How Do I Know When to Quit or Move Forward
This has always been a tough one for me. I'm in the middle of this quandary right now. I've been making little progress in this work that I long to do. I know this stuff works - it's worked for me in my life and I've seen it work for others.
It's true I have put some limits on what I'm willing to do to get my website seen. I won't use any social media that promotes and profits from hate. My internal integrity monitor goes to the red zone when I consider stomping on this internal principle.

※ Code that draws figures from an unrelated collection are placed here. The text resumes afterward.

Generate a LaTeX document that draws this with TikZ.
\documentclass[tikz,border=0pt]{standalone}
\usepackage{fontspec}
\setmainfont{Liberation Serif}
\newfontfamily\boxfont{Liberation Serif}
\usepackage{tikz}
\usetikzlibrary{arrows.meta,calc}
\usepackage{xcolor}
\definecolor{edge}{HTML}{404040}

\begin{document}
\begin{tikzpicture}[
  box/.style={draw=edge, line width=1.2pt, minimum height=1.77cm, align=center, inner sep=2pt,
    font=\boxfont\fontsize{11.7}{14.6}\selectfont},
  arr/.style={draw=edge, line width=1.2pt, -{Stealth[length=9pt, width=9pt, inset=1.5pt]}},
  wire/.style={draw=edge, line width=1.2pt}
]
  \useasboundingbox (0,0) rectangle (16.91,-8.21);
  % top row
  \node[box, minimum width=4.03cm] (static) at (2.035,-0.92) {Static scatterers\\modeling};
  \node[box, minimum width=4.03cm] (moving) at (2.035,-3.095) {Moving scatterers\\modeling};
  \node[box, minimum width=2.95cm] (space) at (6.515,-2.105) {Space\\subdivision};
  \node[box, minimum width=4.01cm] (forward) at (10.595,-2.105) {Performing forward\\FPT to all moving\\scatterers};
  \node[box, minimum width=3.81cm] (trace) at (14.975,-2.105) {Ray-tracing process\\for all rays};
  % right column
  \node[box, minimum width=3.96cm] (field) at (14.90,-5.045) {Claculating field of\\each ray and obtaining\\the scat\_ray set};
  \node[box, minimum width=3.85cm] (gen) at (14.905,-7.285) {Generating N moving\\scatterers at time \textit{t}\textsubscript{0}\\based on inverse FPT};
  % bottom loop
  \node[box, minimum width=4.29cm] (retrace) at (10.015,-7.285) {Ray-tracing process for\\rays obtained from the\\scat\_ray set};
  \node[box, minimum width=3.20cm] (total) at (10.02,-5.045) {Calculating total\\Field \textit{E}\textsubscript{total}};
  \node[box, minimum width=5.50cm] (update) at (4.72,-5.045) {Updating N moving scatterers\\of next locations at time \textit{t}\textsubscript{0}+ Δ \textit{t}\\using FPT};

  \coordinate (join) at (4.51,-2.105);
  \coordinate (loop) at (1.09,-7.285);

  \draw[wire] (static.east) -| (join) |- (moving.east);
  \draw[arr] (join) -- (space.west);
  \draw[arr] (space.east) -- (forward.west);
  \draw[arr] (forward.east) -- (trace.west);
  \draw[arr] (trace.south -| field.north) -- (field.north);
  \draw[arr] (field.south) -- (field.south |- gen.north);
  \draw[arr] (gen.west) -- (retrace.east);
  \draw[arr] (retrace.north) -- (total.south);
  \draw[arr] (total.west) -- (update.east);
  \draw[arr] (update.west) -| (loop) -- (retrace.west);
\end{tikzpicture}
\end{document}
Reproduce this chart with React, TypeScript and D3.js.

What I do know is this - - I ask my spirit guides for help and something shows up. Not always immediately but rather quickly. Here's a recent example:
I asked for help in advertising my business in a way that wouldn't violate my integrity. A couple days ago I had asked my website designer if she did billboards. My thinking was that I needed to make a visual impact and that was the only way I came up with. So I called her.
All of my business dealings with her so far had been online so a phone call was out of the ordinary but it was so spontaneous I didn't think twice.
We talked about the billboard (she wasn't keen, said it cost a lot and may not get me what I wanted.). She suggested digital advertising. I asked her to tell me more about what she had in mind and after she explained it I asked her to come up with a campaign.
I haven't seen it yet but I'm sure it will be fabulous.
Here's my point (finally). I asked for help and it was provided. Things just unfolded.
There is another key ingredient with this - I didn't try to take control. I could have, I have before, but I'm gonna stay out of the way and let the expert help me. Sure, I'll make decisions along the way, like how much to spend and whether I like the design BUT I'm letting the situation unfold. I'll let you know how it turns out.